目录
2.1 为ukylin用户设置KYLIN_HOME的环境变量
5. 在kylin UI查看刚才创建的 learn_kylin project
1. 准备工作
1.1 创建kylin用户
在每台服务器上创建启动kylin的用户,执行命令
useradd kylin
passwd kylin
例如设置密码为kylin_PWD245847
1.2 创建kylin二级制文件存放目录
mkdir /data4/kylin
设置所有者为kylin用户
chown kylin:kylin -R kylin/
1.3 上传kylin文件到服务器
下载kylin文件 https://archive.apache.org/dist/kylin/apache-kylin-3.1.1/apache-kylin-3.1.1-bin-cdh57.tar.gz
注释:kylin下载版本,即release note说明,请参考链接:
https://archive.apache.org/dist/kylin/
https://kylin.apache.org/download/
https://apache.website-solution.net/kylin/
将下载好的 apache-kylin-3.1.1-bin-cdh57.tar.gz上传至每个服务器的/data4/kylin目录下,上传好的文件如下图所示
解压文件:
tar -zxvf apache-kylin-3.1.1-bin-cdh57.tar.gz
2. 开始安装kylin
2.1 为ukylin用户设置KYLIN_HOME的环境变量
切换liunx用户到kylin,执行命令
vi ~/.bash_profile
#添加环境变量
KYLIN_HOME=/data4/kylin/apache-kylin-3.1.1-bin-cdh57
PATH=$PATH:$KYLIN_HOME/bin
SPARK_HOME=/opt/cloudera/parcels/SPARK2
使环境变量立即生效
source ~/.bash_profile
2.2 检查环境
2.2.1 执行check-env.sh,检查结果如下:
发现用户kylin没有写权限,因为kylin启动后会自动在hdfs集群上创建/kylin目录,所以应该确保用户kylin具有hdfs集群上的/kylin目录的写权限
hadoop shell命令,请参考:http://hadoop.apache.org/docs/r1.0.4/cn/hdfs_shell.html#mkdir
为用户kylin赋写权限,执行命令:
在服务上切换成hdfs用户,su - hdfs,
然后执行: hadoop fs -mkdir /kylin ,在hdfs集群上创建/kylin目录
修改/kylin目录的用户权限 ,执行 hadoop fs -chown -R kylin:kylin /kylin
同事也设置/user/kylin目录的所以者为kylin
su- hdfs
hadoop fs -chown -R kylin:supergroup /user/kylin
创建好的 /kyln如下所示
再次执行环境检查命令
根据上述提示,环境检查是成功的。注意:上面提示SPARK_HOME、FLINK_HOME和KAKF_HOME没找到,如果要用到这些组件的功能,需要设置一下。
2.2.2 接下来我们设置一下这些可选的环境变量
- 设置SPARK_HOME
手动下载spark
spark_version="2.4.5"
wget http://archive.apache.org/dist/spark/spark-${spark_version}/spark-${spark_version}-bin-hadoop2.7.tgz
参考链接:https://blog.csdn.net/weixin_47303949/article/details/108102215
3. 启动kylin
上面2.2.2节,可以不设置那些可选的环境变量(SPARK_HOME、FLINK_HOME和KAKF_HOME),不设置只是这些功能不用用而已,但是并不影响我们正常启动kylin。

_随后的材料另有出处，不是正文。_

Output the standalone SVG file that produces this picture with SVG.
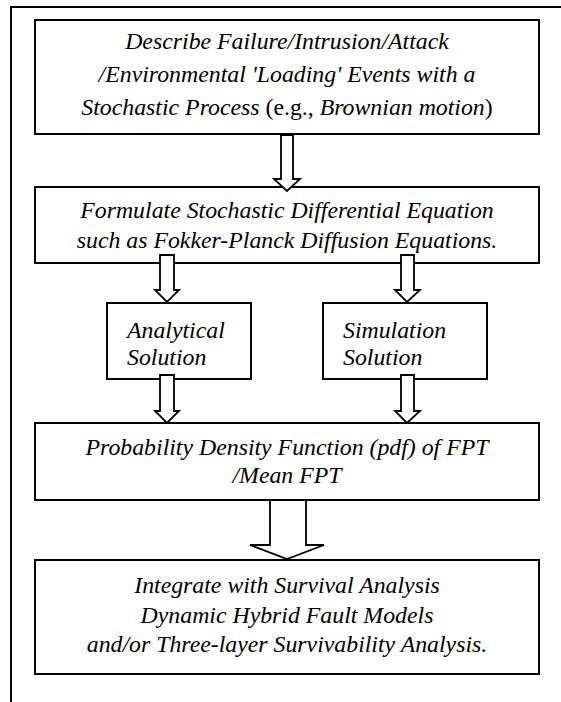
<svg xmlns="http://www.w3.org/2000/svg" width="561" height="702" viewBox="0 0 561 702">
<style>
.box{fill:#fff;stroke:#000;stroke-width:2}
.arr{fill:#fff;stroke:#000;stroke-width:1.8;stroke-linejoin:miter}
text{font-family:'Liberation Serif','Times New Roman','DejaVu Serif',serif;font-style:italic;font-size:23.8px;fill:#000}
.c{text-anchor:middle}
.n{font-style:normal}
</style>
<rect width="561" height="702" fill="#fff"/>
<g id="frame">
<path d="M11,702 V7 H561" fill="none" stroke="#000" stroke-width="2"/>
</g>
<g id="n1">
<rect class="box" x="35" y="20" width="504" height="114"/>
<text class="c" x="287" y="49">Describe Failure/Intrusion/Attack</text>
<text class="c" x="287" y="82">/Environmental 'Loading' Events with a</text>
<text class="c" x="287" y="115">Stochastic Process <tspan class="n">(e.g., </tspan>Brownian motion<tspan class="n">)</tspan></text>
</g>
<g id="n2">
<rect class="box" x="35" y="187" width="504" height="76"/>
<text class="c" x="287" y="218">Formulate Stochastic Differential Equation</text>
<text class="c" x="287" y="248">such as Fokker-Planck Diffusion Equations.</text>
</g>
<g id="n3">
<rect class="box" x="107" y="303" width="144" height="76"/>
<text x="127" y="338">Analytical</text>
<text x="127" y="365">Solution</text>
</g>
<g id="n4">
<rect class="box" x="323" y="303" width="164" height="76"/>
<text x="343" y="338">Simulation</text>
<text x="343" y="365">Solution</text>
</g>
<g id="n5">
<rect class="box" x="35" y="423" width="504" height="77"/>
<text class="c" x="287" y="455">Probability Density Function (pdf) of FPT</text>
<text class="c" x="287" y="483">/Mean FPT</text>
</g>
<g id="n6">
<rect class="box" x="35" y="560" width="504" height="114"/>
<text class="c" x="287" y="593">Integrate with Survival Analysis</text>
<text class="c" x="287" y="623">Dynamic Hybrid Fault Models</text>
<text class="c" x="287" y="652">and/or Three-layer Survivability Analysis.</text>
</g>
<g id="connectors">
<polygon class="arr" points="281,135 293,135 293,179 300,179 287,191 274,179 281,179"/>
<polygon class="arr" points="160,255 174,255 174,290 179,290 167,302 155,290 160,290"/>
<polygon class="arr" points="401,255 414,255 414,290 420,290 407,302 395,290 401,290"/>
<polygon class="arr" points="160,375 174,375 174,411 179,411 167,423 155,411 160,411"/>
<polygon class="arr" points="401,375 414,375 414,411 420,411 407,423 395,411 401,411"/>
<polygon class="arr" points="270,500 306,500 306,545 324,545 287,559 250,545 270,545"/>
</g>
</svg>
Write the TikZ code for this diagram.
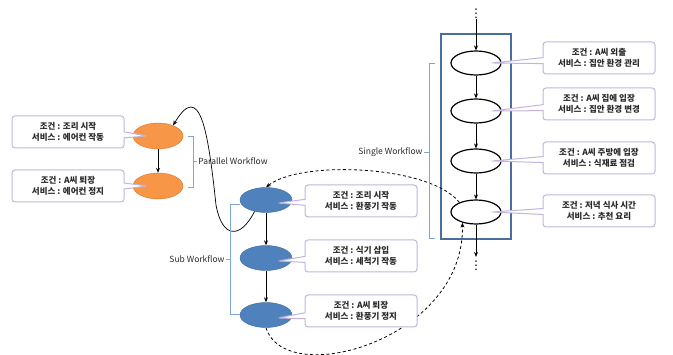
\documentclass[tikz,border=0pt]{standalone}
\usepackage{fontspec}
\setmainfont{Noto Sans CJK KR}
\newfontfamily\symfont{DejaVu Sans}
\usetikzlibrary{arrows.meta, shapes.geometric, shapes.callouts, calc}

\definecolor{porange}{HTML}{F79646}
\definecolor{porangeline}{HTML}{D9762C}
\definecolor{sblue}{HTML}{4F81BD}
\definecolor{sblueline}{HTML}{3D6BA0}
\definecolor{noteline}{HTML}{C2B4DE}
\definecolor{bracketblue}{HTML}{7EA6D8}
\definecolor{framecolor}{HTML}{4A6E9E}
\definecolor{textgray}{HTML}{2B2B2B}

\begin{document}
\begin{tikzpicture}[x=1pt, y=-1pt,
    every node/.style = {font=\fontsize{8.5}{11.5}\selectfont, text=textgray},
    pstate/.style = {ellipse, draw=porangeline, fill=porange, minimum width=50pt, minimum height=26pt},
    bstate/.style = {ellipse, draw=sblueline, fill=sblue, minimum width=52pt, minimum height=25pt},
    wstate/.style = {ellipse, draw=black, line width=1.2pt, fill=white, minimum width=50pt, minimum height=24pt},
    note/.style = {rectangle callout, draw=noteline, line width=1pt, fill=white, rounded corners=3pt,
        minimum width=112pt, minimum height=32pt, align=center, callout pointer width=6pt,
        font=\fontsize{8.5}{11.5}\selectfont\bfseries},
    more/.style = {inner sep=0pt, text=black, font=\fontsize{12}{12}\selectfont\symfont},
    flow/.style = {-{Stealth[length=5pt, width=4pt]}, line width=0.7pt},
    link/.style = {-{Stealth[length=5pt, width=4pt]}, line width=0.8pt, dash pattern=on 3pt off 2.5pt},
    bracket/.style = {draw=bracketblue, line width=0.9pt}]
    % \draw [help lines] (0,0) grid (673,355);
    \useasboundingbox (0,0) rectangle (673,355);
    \node (frame) [draw=framecolor, line width=1.5pt, minimum width=70pt, minimum height=205pt] at (476,136.5) {};

    \node (p1) [pstate] at (158,136) {};
    \node (p2) [pstate] at (158,186) {};

    \node (b1) [bstate] at (266,200) {};
    \node (b2) [bstate] at (266,258) {};
    \node (b3) [bstate] at (266,315) {};

    \node (w1) [wstate] at (476,63) {};
    \node (w2) [wstate] at (476,111) {};
    \node (w3) [wstate] at (476,161) {};
    \node (w4) [wstate] at (476,212) {};
    \node (top) [more] at (476,14) {⋮};
    \node (bot) [more] at (476,266) {⋮};

    \path [flow]
        (top) edge (w1)
        (w1) edge (w2)
        (w2) edge (w3)
        (w3) edge (w4)
        (w4) edge [shorten >=4pt] (bot)
        (p1) edge (p2)
        (b1) edge (b2)
        (b2) edge (b3);

    \draw [flow] (b1.225) .. controls (240,240) and (222,238) .. (216,205)
        .. controls (208,130) and (200,80) .. (p1.35);
    \draw [link] (w4.150) .. controls (430,165) and (300,160) .. (b1.north);
    \draw [link] (b3.south) .. controls (285,390) and (465,340) .. (w4.218);

    \draw [bracket] (188,136) -- (193,136) -- (193,187) -- (188,187);
    \draw [bracket] (193,161) -- (197,161) node (plabel) [right, inner sep=1pt] {Parallel Workflow};
    \draw [bracket] (240,204) -- (230,204) -- (230,314) -- (240,314);
    \draw [bracket] (230,259) -- (226,259) node (slabel) [left, inner sep=1pt] {Sub Workflow};
    \draw [bracket] (435,63) -- (429,63) -- (429,238) -- (435,238);
    \draw [bracket] (429,152) -- (424,152) node (wlabel) [left, inner sep=1pt] {Single Workflow};

    \node (pn1) [note, callout absolute pointer={($(p1)+(-11,0)$)}] at (68,132) {조건 : 조리 시작\\서비스 : 에어컨 작동};
    \node (pn2) [note, callout absolute pointer={($(p2)+(-11,0)$)}] at (68,186) {조건 : A씨 퇴장\\서비스 : 에어컨 정지};

    \node (bn1) [note, callout absolute pointer={($(b1)+(12,3)$)}] at (361,201) {조건 : 조리 시작\\서비스 : 환풍기 작동};
    \node (bn2) [note, callout absolute pointer={($(b2)+(12,3)$)}] at (361,256) {조건 : 식기 삽입\\서비스 : 세척기 작동};
    \node (bn3) [note, callout absolute pointer={($(b3)+(12,3)$)}] at (361,311) {조건 : A씨 퇴장\\서비스 : 환풍기 정지};

    \node (wn1) [note, callout absolute pointer={($(w1)+(16,0)$)}] at (599,58) {조건 : A씨 외출\\서비스 : 집안 환경 관리};
    \node (wn2) [note, callout absolute pointer={($(w2)+(16,0)$)}] at (599,104) {조건 : A씨 집에 입장\\서비스 : 집안 환경 변경};
    \node (wn3) [note, callout absolute pointer={($(w3)+(16,0)$)}] at (599,158) {조건 : A씨 주방에 입장\\서비스 : 식재료 점검};
    \node (wn4) [note, callout absolute pointer={($(w4)+(16,0)$)}] at (599,211) {조건 : 저녁 식사 시간\\서비스 : 추천 요리};
\end{tikzpicture}
\end{document}
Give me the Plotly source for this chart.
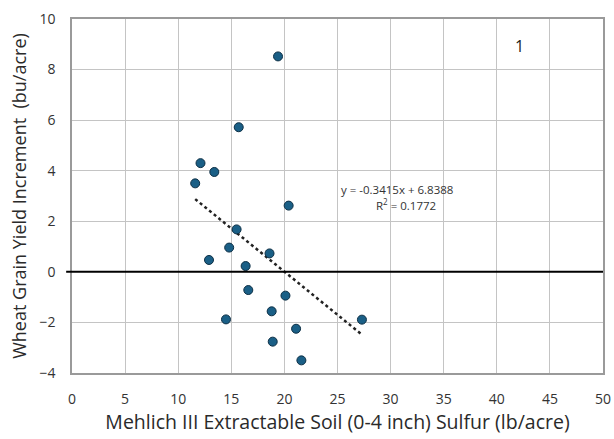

由于上述已经配置了kylin的环境变量,因此这里可以直接执行kylin.sh start命令,启动成功后的日志如下所示
在浏览器中访问kylin的UI页面
默认账号 ADMIN/KYLIN,登陆页面如下所示
登陆成功后的主页面如下所示:
初始用户名和密码是 ADMIN/KYLIN。 服务器启动后,可以通过查看 $KYLIN_HOME/logs/kylin.log 获得运行时日志。
4. 创建Sample Cube
在linux服务器上,使用ukylin,执行命令
$KYLIN_HOME/bin/sample.sh
执行该文件时,其实是执行了hive -e 或者 beeline -f (如果配置为beeline模式)命令,来创建表和加载数据:
如hive client 设置为beeline模式(参考https://www.imooc.com/article/300142?block_id=tuijian_wz)
## Hive client, valid value [cli, beeline]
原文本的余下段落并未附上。